▸ **Task goal**: Write out the data again exactly, skipping every picture.

--------------------------------------------------

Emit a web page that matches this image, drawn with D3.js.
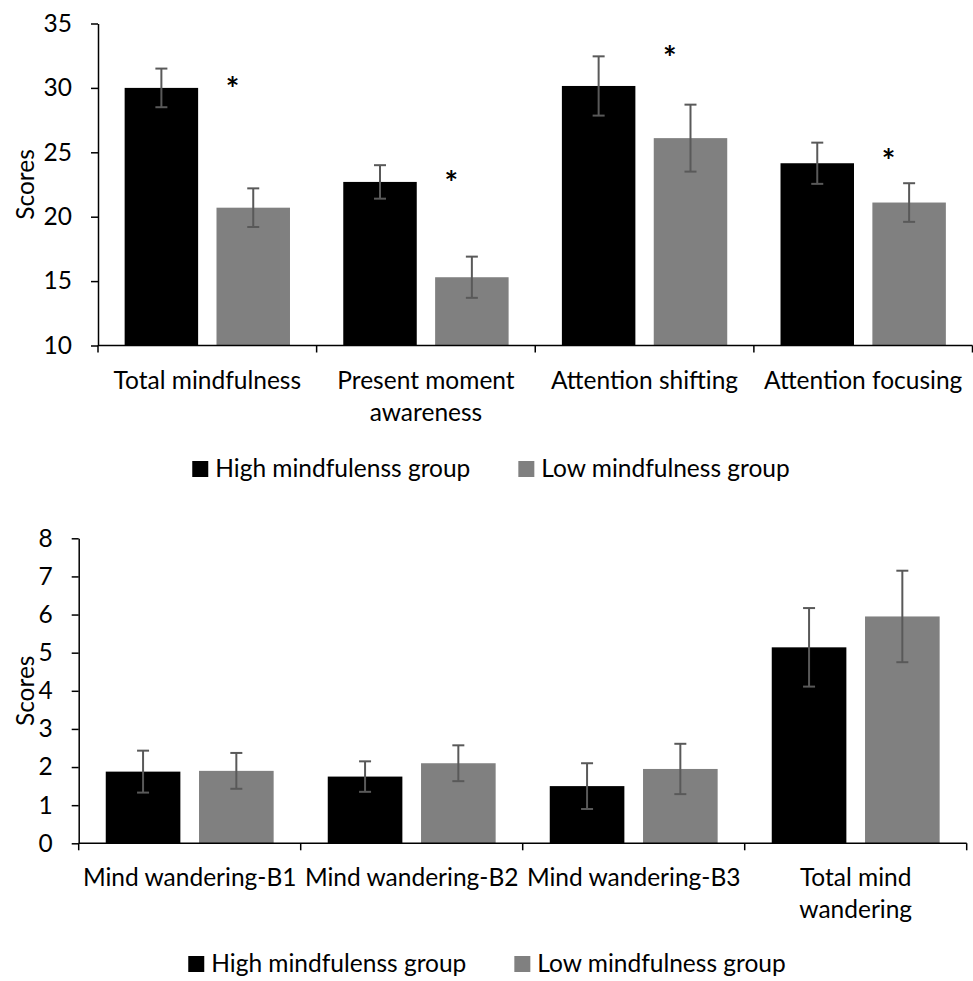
<!DOCTYPE html>
<html>
<head>
<meta charset="utf-8">
<script src="https://cdn.jsdelivr.net/npm/d3@7"></script>
<style>
  html, body { margin: 0; padding: 0; background: #fff; }
  svg { display: block; }
  text { font-family: Lato, "Open Sans", sans-serif; fill: #000; }
</style>
</head>
<body>
<svg id="chart" width="973" height="981"></svg>
<script>
// ---- Mindfulness scores (upper panel) ----
const categoriesTop = ["Total mindfulness", "Present moment awareness", "Attention shifting", "Attention focusing"];
const tickLabelsTop = [["Total mindfulness"], ["Present moment", "awareness"], ["Attention shifting"], ["Attention focusing"]];
const highTop = [30.0, 22.7, 30.15, 24.15];
const highTopErr = [1.5, 1.3, 2.3, 1.6];
const lowTop = [20.7, 15.3, 26.1, 21.1];
const lowTopErr = [1.5, 1.6, 2.6, 1.5];
const starLevelTop = [30.4, 23.1, 32.8, 24.8];   // height of the significance marks
const yTicksTop = [10, 15, 20, 25, 30, 35];

// ---- Mind wandering scores (lower panel) ----
const categoriesBottom = ["Mind wandering-B1", "Mind wandering-B2", "Mind wandering-B3", "Total mind wandering"];
const tickLabelsBottom = [["Mind wandering-B1"], ["Mind wandering-B2"], ["Mind wandering-B3"], ["Total mind", "wandering"]];
const highBottom = [1.88, 1.75, 1.5, 5.14];
const highBottomErr = [0.55, 0.4, 0.6, 1.03];
const lowBottom = [1.9, 2.1, 1.95, 5.95];
const lowBottomErr = [0.47, 0.47, 0.66, 1.2];
const yTicksBottom = [0, 1, 2, 3, 4, 5, 6, 7, 8];

const groups = ["High mindfulenss group", "Low mindfulness group"];
const groupColors = ["#000000", "#808080"];

const FONT = 24.5;
const STAR = 32;
const svg = d3.select("#chart");

function drawPanel(opt) {
  const g = svg.append("g");
  const x = d3.scaleBand().domain(opt.categories).range([opt.left, opt.right]).padding(0);
  const xSub = d3.scaleBand().domain(groups).range([0, x.bandwidth()])
    .paddingInner(0.2).paddingOuter(0.29);
  const y = d3.scaleLinear().domain([opt.yTicks[0], opt.yTicks[opt.yTicks.length - 1]])
    .range([opt.bottom, opt.top]);

  const rows = opt.categories.map((c, i) => ({
    cat: c,
    bars: [
      { grp: groups[0], v: opt.high[i], e: opt.highErr[i], color: groupColors[0] },
      { grp: groups[1], v: opt.low[i], e: opt.lowErr[i], color: groupColors[1] }
    ]
  }));

  // bars
  const cat = g.selectAll("g.cat").data(rows).join("g")
    .attr("class", "cat")
    .attr("transform", d => `translate(${x(d.cat)},0)`);
  cat.selectAll("rect").data(d => d.bars).join("rect")
    .attr("x", d => xSub(d.grp))
    .attr("width", xSub.bandwidth())
    .attr("y", d => y(d.v))
    .attr("height", d => y(opt.yTicks[0]) - y(d.v))
    .attr("fill", d => d.color);

  // error bars
  const eb = cat.selectAll("g.err").data(d => d.bars).join("g")
    .attr("class", "err")
    .attr("transform", d => `translate(${xSub(d.grp) + xSub.bandwidth() / 2},0)`)
    .attr("stroke", "#595959").attr("stroke-width", 2);
  eb.append("line").attr("x1", 0).attr("x2", 0)
    .attr("y1", d => y(d.v + d.e)).attr("y2", d => y(d.v - d.e));
  eb.append("line").attr("x1", -6).attr("x2", 6)
    .attr("y1", d => y(d.v + d.e)).attr("y2", d => y(d.v + d.e));
  eb.append("line").attr("x1", -6).attr("x2", 6)
    .attr("y1", d => y(d.v - d.e)).attr("y2", d => y(d.v - d.e));

  // significance marks
  if (opt.stars) {
    g.selectAll("text.star").data(opt.stars).join("text")
      .attr("class", "star")
      .attr("x", (d, i) => x(opt.categories[i]) + xSub(groups[1]) + xSub.bandwidth() * 0.22)
      .attr("y", d => y(d) + 0.56 * STAR)
      .attr("text-anchor", "middle")
      .style("font-size", STAR + "px")
      .style("font-weight", 700)
      .text("*");
  }

  // y axis
  const yAxis = d3.axisLeft(y).tickValues(opt.yTicks).tickSize(7).tickSizeOuter(0).tickPadding(19);
  const ya = g.append("g").attr("transform", `translate(${opt.left},0)`).call(yAxis);
  ya.selectAll("text").style("font-size", FONT + "px").attr("fill", "#000");
  ya.selectAll("line, path").attr("stroke", "#000").attr("stroke-width", 1.5);

  // x axis: baseline with ticks at category boundaries
  const bounds = opt.categories.map(c => x(c)).concat([opt.right]);
  g.append("line")
    .attr("x1", opt.left).attr("x2", opt.right)
    .attr("y1", opt.bottom).attr("y2", opt.bottom)
    .attr("stroke", "#000").attr("stroke-width", 1.5);
  g.selectAll("line.xtick").data(bounds).join("line")
    .attr("class", "xtick")
    .attr("x1", d => d).attr("x2", d => d)
    .attr("y1", opt.bottom).attr("y2", opt.bottom + 7)
    .attr("stroke", "#000").attr("stroke-width", 1.5);

  // category labels
  const lab = g.selectAll("text.cat").data(opt.categories).join("text")
    .attr("class", "cat")
    .attr("text-anchor", "middle")
    .attr("x", d => x(d) + x.bandwidth() / 2)
    .attr("y", opt.bottom + 43)
    .style("font-size", FONT + "px");
  lab.each(function (d, i) {
    d3.select(this).selectAll("tspan").data(opt.tickLabels[i]).join("tspan")
      .attr("x", x(d) + x.bandwidth() / 2)
      .attr("dy", (t, j) => j === 0 ? 0 : 32)
      .text(t => t);
  });

  // axis title
  g.append("text")
    .attr("transform", `translate(${opt.titleX},${(opt.top + opt.bottom) / 2}) rotate(-90)`)
    .attr("text-anchor", "middle")
    .attr("dy", "0.35em")
    .style("font-size", FONT + "px")
    .text("Scores");

  // legend
  const leg = g.append("g");
  let cx = 0;
  groups.forEach((name, i) => {
    const it = leg.append("g").attr("transform", `translate(${cx},0)`);
    it.append("rect").attr("x", 0).attr("y", -8).attr("width", 16).attr("height", 16)
      .attr("fill", groupColors[i]);
    const t = it.append("text").attr("x", 23).attr("y", 8)
      .style("font-size", FONT + "px").text(name);
    cx += 23 + t.node().getComputedTextLength() + 48;
  });
  const legW = cx - 48;
  leg.attr("transform", `translate(${opt.legendCx - legW / 2},${opt.legendY})`);
}

drawPanel({
  categories: categoriesTop, tickLabels: tickLabelsTop,
  high: highTop, highErr: highTopErr, low: lowTop, lowErr: lowTopErr,
  stars: starLevelTop, yTicks: yTicksTop,
  left: 98, right: 972.5, top: 23.5, bottom: 345.5,
  titleX: 25, legendCx: 491, legendY: 469
});

drawPanel({
  categories: categoriesBottom, tickLabels: tickLabelsBottom,
  high: highBottom, highErr: highBottomErr, low: lowBottom, lowErr: lowBottomErr,
  stars: null, yTicks: yTicksBottom,
  left: 78.7, right: 966.7, top: 538.3, bottom: 843.3,
  titleX: 25, legendCx: 487, legendY: 964
});
</script>
</body>
</html>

--------------------------------------------------

▸ **Written reply**:
Emit a web page that matches this image, drawn with D3.js.
<!DOCTYPE html>
<html>
<head>
<meta charset="utf-8">
<script src="https://cdn.jsdelivr.net/npm/d3@7"></script>
<style>
  html, body { margin: 0; padding: 0; background: #fff; }
  svg { display: block; }
  text { font-family: Lato, "Open Sans", sans-serif; fill: #000; }
</style>
</head>
<body>
<svg id="chart" width="973" height="981"></svg>
<script>
// ---- Mindfulness scores (upper panel) ----
const categoriesTop = ["Total mindfulness", "Present moment awareness", "Attention shifting", "Attention focusing"];
const tickLabelsTop = [["Total mindfulness"], ["Present moment", "awareness"], ["Attention shifting"], ["Attention focusing"]];
const highTop = [30.0, 22.7, 30.15, 24.15];
const highTopErr = [1.5, 1.3, 2.3, 1.6];
const lowTop = [20.7, 15.3, 26.1, 21.1];
const lowTopErr = [1.5, 1.6, 2.6, 1.5];
const starLevelTop = [30.4, 23.1, 32.8, 24.8];   // height of the significance marks
const yTicksTop = [10, 15, 20, 25, 30, 35];

// ---- Mind wandering scores (lower panel) ----
const categoriesBottom = ["Mind wandering-B1", "Mind wandering-B2", "Mind wandering-B3", "Total mind wandering"];
const tickLabelsBottom = [["Mind wandering-B1"], ["Mind wandering-B2"], ["Mind wandering-B3"], ["Total mind", "wandering"]];
const highBottom = [1.88, 1.75, 1.5, 5.14];
const highBottomErr = [0.55, 0.4, 0.6, 1.03];
const lowBottom = [1.9, 2.1, 1.95, 5.95];
const lowBottomErr = [0.47, 0.47, 0.66, 1.2];
const yTicksBottom = [0, 1, 2, 3, 4, 5, 6, 7, 8];

const groups = ["High mindfulenss group", "Low mindfulness group"];
const groupColors = ["#000000", "#808080"];

const FONT = 24.5;
const STAR = 32;
const svg = d3.select("#chart");

function drawPanel(opt) {
  const g = svg.append("g");
  const x = d3.scaleBand().domain(opt.categories).range([opt.left, opt.right]).padding(0);
  const xSub = d3.scaleBand().domain(groups).range([0, x.bandwidth()])
    .paddingInner(0.2).paddingOuter(0.29);
  const y = d3.scaleLinear().domain([opt.yTicks[0], opt.yTicks[opt.yTicks.length - 1]])
    .range([opt.bottom, opt.top]);

  const rows = opt.categories.map((c, i) => ({
    cat: c,
    bars: [
      { grp: groups[0], v: opt.high[i], e: opt.highErr[i], color: groupColors[0] },
      { grp: groups[1], v: opt.low[i], e: opt.lowErr[i], color: groupColors[1] }
    ]
  }));

  // bars
  const cat = g.selectAll("g.cat").data(rows).join("g")
    .attr("class", "cat")
    .attr("transform", d => `translate(${x(d.cat)},0)`);
  cat.selectAll("rect").data(d => d.bars).join("rect")
    .attr("x", d => xSub(d.grp))
    .attr("width", xSub.bandwidth())
    .attr("y", d => y(d.v))
    .attr("height", d => y(opt.yTicks[0]) - y(d.v))
    .attr("fill", d => d.color);

  // error bars
  const eb = cat.selectAll("g.err").data(d => d.bars).join("g")
    .attr("class", "err")
    .attr("transform", d => `translate(${xSub(d.grp) + xSub.bandwidth() / 2},0)`)
    .attr("stroke", "#595959").attr("stroke-width", 2);
  eb.append("line").attr("x1", 0).attr("x2", 0)
    .attr("y1", d => y(d.v + d.e)).attr("y2", d => y(d.v - d.e));
  eb.append("line").attr("x1", -6).attr("x2", 6)
    .attr("y1", d => y(d.v + d.e)).attr("y2", d => y(d.v + d.e));
  eb.append("line").attr("x1", -6).attr("x2", 6)
    .attr("y1", d => y(d.v - d.e)).attr("y2", d => y(d.v - d.e));

  // significance marks
  if (opt.stars) {
    g.selectAll("text.star").data(opt.stars).join("text")
      .attr("class", "star")
      .attr("x", (d, i) => x(opt.categories[i]) + xSub(groups[1]) + xSub.bandwidth() * 0.22)
      .attr("y", d => y(d) + 0.56 * STAR)
      .attr("text-anchor", "middle")
      .style("font-size", STAR + "px")
      .style("font-weight", 700)
      .text("*");
  }

  // y axis
  const yAxis = d3.axisLeft(y).tickValues(opt.yTicks).tickSize(7).tickSizeOuter(0).tickPadding(19);
  const ya = g.append("g").attr("transform", `translate(${opt.left},0)`).call(yAxis);
  ya.selectAll("text").style("font-size", FONT + "px").attr("fill", "#000");
  ya.selectAll("line, path").attr("stroke", "#000").attr("stroke-width", 1.5);

  // x axis: baseline with ticks at category boundaries
  const bounds = opt.categories.map(c => x(c)).concat([opt.right]);
  g.append("line")
    .attr("x1", opt.left).attr("x2", opt.right)
    .attr("y1", opt.bottom).attr("y2", opt.bottom)
    .attr("stroke", "#000").attr("stroke-width", 1.5);
  g.selectAll("line.xtick").data(bounds).join("line")
    .attr("class", "xtick")
    .attr("x1", d => d).attr("x2", d => d)
    .attr("y1", opt.bottom).attr("y2", opt.bottom + 7)
    .attr("stroke", "#000").attr("stroke-width", 1.5);

  // category labels
  const lab = g.selectAll("text.cat").data(opt.categories).join("text")
    .attr("class", "cat")
    .attr("text-anchor", "middle")
    .attr("x", d => x(d) + x.bandwidth() / 2)
    .attr("y", opt.bottom + 43)
    .style("font-size", FONT + "px");
  lab.each(function (d, i) {
    d3.select(this).selectAll("tspan").data(opt.tickLabels[i]).join("tspan")
      .attr("x", x(d) + x.bandwidth() / 2)
      .attr("dy", (t, j) => j === 0 ? 0 : 32)
      .text(t => t);
  });

  // axis title
  g.append("text")
    .attr("transform", `translate(${opt.titleX},${(opt.top + opt.bottom) / 2}) rotate(-90)`)
    .attr("text-anchor", "middle")
    .attr("dy", "0.35em")
    .style("font-size", FONT + "px")
    .text("Scores");

  // legend
  const leg = g.append("g");
  let cx = 0;
  groups.forEach((name, i) => {
    const it = leg.append("g").attr("transform", `translate(${cx},0)`);
    it.append("rect").attr("x", 0).attr("y", -8).attr("width", 16).attr("height", 16)
      .attr("fill", groupColors[i]);
    const t = it.append("text").attr("x", 23).attr("y", 8)
      .style("font-size", FONT + "px").text(name);
    cx += 23 + t.node().getComputedTextLength() + 48;
  });
  const legW = cx - 48;
  leg.attr("transform", `translate(${opt.legendCx - legW / 2},${opt.legendY})`);
}

drawPanel({
  categories: categoriesTop, tickLabels: tickLabelsTop,
  high: highTop, highErr: highTopErr, low: lowTop, lowErr: lowTopErr,
  stars: starLevelTop, yTicks: yTicksTop,
  left: 98, right: 972.5, top: 23.5, bottom: 345.5,
  titleX: 25, legendCx: 491, legendY: 469
});

drawPanel({
  categories: categoriesBottom, tickLabels: tickLabelsBottom,
  high: highBottom, highErr: highBottomErr, low: lowBottom, lowErr: lowBottomErr,
  stars: null, yTicks: yTicksBottom,
  left: 78.7, right: 966.7, top: 538.3, bottom: 843.3,
  titleX: 25, legendCx: 487, legendY: 964
});
</script>
</body>
</html>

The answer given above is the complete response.